What happened is this:
Financial services companies packaged sub-prime mortgages that they purchased from lenders into CDO's, got the ratings companies (that are paid by the financial services companies, because you know, capitalism does a fantastic job of regulating itself) to give them AAA ratings (a CDO made up entirely of BBB mortgages would get a AAA rating by one of the three major ratings agencies) and then sold them. The fact that financial service companies wanted to buy them made it hugely profitable for lenders to put people into sub-prime loans.
And then in 2005, standardized credit default swaps (CDS--basically an insurance policy against a specific asset) were created. And that was like dumping gasoline on the fire. CDSs made it possible for investors and financial services companies to bet against the AAA-rated CDOs. Demand for sub-prime mortgages soared as investors now had a vested interest in seeing as many sub-prime mortgages as possible fail. Lenders no longer carried the risk of default for the mortgages (they were selling them to the financial service companies) and were making a profit, so they made bad loans like bad loans were Cabbage Patch Kids and it was 1983. The financial service companies sold the CDOs to investors and to public/private entities like pension funds groups (that by law, could only invest in AAA rated bonds, and btw, those groups got crushed when the bottom fell out). And then the financial service companies bet against the CDOs produced by other financial service companies (and they all knew that the other companies were doing this). This process created an exposure of the sub-prime mortgages that was roughly six times their actual value.
And then guess what happened? The bottom fell out. The people that were put into sub-prime loans couldn't pay, and then everybody, except those who had taken a short position against the CDOs by buying CDSs, got screwed. The people who bet against the CDOs made out like bandits. They kind of are bandits.

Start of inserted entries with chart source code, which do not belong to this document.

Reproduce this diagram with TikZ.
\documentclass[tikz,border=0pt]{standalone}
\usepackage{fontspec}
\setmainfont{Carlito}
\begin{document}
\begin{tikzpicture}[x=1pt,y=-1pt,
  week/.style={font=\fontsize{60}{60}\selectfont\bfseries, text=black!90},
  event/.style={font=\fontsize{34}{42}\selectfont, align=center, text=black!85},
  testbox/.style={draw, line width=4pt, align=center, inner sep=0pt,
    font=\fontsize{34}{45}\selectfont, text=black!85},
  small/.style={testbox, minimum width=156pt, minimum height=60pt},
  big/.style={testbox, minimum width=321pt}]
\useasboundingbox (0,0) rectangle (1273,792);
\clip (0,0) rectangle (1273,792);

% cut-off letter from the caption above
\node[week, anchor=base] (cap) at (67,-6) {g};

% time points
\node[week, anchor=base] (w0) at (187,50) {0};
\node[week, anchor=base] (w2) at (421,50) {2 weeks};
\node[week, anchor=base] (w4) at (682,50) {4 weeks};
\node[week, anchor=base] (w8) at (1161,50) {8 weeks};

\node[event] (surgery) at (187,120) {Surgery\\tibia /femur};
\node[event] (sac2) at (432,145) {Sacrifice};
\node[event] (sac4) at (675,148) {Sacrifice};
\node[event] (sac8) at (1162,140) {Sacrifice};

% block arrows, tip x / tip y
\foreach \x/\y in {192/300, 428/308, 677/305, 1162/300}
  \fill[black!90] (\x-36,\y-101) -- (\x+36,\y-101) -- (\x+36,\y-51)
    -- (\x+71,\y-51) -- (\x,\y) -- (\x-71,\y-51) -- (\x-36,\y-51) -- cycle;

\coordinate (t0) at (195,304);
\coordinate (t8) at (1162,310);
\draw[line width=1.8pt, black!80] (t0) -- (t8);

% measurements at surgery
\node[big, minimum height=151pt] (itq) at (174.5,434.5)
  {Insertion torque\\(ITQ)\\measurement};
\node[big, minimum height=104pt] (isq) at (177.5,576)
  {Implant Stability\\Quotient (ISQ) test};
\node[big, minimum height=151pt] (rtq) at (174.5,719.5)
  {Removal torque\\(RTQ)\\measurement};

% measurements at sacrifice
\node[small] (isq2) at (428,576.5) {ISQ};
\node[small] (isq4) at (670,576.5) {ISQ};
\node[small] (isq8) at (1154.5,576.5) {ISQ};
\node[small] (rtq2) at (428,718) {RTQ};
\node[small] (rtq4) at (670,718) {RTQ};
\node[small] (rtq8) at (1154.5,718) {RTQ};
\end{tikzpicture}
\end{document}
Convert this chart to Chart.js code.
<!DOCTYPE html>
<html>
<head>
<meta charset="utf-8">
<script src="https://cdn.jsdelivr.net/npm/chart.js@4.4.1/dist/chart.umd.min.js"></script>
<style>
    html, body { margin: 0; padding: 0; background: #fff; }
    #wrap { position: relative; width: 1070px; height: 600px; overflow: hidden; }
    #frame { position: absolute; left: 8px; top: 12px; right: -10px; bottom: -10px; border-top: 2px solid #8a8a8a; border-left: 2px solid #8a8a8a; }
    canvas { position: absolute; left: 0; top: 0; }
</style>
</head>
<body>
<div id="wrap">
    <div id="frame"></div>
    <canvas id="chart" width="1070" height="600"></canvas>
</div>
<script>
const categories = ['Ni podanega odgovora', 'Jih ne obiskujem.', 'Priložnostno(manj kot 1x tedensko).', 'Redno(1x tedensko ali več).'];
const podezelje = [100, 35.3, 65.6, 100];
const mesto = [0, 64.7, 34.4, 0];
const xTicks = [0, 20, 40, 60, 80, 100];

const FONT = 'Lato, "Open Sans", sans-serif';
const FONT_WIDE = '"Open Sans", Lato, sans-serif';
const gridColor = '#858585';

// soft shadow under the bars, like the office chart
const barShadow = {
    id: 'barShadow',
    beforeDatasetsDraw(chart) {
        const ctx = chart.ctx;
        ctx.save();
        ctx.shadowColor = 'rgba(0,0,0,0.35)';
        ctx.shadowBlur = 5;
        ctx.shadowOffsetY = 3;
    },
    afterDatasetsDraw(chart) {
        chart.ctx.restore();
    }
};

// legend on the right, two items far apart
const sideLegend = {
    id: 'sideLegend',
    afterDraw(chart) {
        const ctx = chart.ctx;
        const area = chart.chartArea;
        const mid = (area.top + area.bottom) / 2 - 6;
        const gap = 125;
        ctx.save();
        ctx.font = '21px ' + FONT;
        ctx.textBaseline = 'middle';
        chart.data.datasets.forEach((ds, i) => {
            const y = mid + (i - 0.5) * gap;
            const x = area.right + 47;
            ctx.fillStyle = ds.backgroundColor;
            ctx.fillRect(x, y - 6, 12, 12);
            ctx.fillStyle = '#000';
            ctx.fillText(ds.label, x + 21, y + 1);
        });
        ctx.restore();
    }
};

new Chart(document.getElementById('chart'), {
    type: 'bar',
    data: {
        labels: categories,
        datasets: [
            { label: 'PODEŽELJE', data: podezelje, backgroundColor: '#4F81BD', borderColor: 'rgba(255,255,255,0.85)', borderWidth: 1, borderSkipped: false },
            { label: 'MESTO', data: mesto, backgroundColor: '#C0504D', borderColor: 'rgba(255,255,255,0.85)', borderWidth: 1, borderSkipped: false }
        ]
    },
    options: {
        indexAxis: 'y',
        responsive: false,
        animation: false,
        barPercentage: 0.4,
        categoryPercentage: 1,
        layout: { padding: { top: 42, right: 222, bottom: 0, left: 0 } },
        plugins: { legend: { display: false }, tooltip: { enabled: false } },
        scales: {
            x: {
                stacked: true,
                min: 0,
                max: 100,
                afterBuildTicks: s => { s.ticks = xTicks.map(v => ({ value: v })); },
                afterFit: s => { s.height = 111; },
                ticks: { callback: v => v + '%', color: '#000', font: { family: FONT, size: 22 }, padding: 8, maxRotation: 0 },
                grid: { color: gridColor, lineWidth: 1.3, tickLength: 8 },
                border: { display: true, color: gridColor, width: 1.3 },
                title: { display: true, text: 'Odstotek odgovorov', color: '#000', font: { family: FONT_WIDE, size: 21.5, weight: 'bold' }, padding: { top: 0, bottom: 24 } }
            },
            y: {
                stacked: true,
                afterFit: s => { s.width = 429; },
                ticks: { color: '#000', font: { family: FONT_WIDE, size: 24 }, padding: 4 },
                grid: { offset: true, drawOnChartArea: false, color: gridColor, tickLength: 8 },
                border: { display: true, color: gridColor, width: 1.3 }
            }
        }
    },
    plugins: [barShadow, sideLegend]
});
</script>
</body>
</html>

The government, at no time, put a gun to anybody's head and made this happen. But in the late 90s, the Democrats and Republicans, in a rare act of bipartisanship that just warms the heart, refused to allow the SEC to regulate credit default swaps. They also agreed, in essentially repealing Glass-Steagall, to allow commercial banks to merge with investment banks, creating massive, too big to fail financial monsters. Every single major mortgage industry conference in 2005 and 2006 (significant because in those years, the Democrats didn't have the majority in Congress) knew this was a problem and discussed it. And the CRA? Only 6% of the mortgages that defaulted during the crisis were related to the CRA.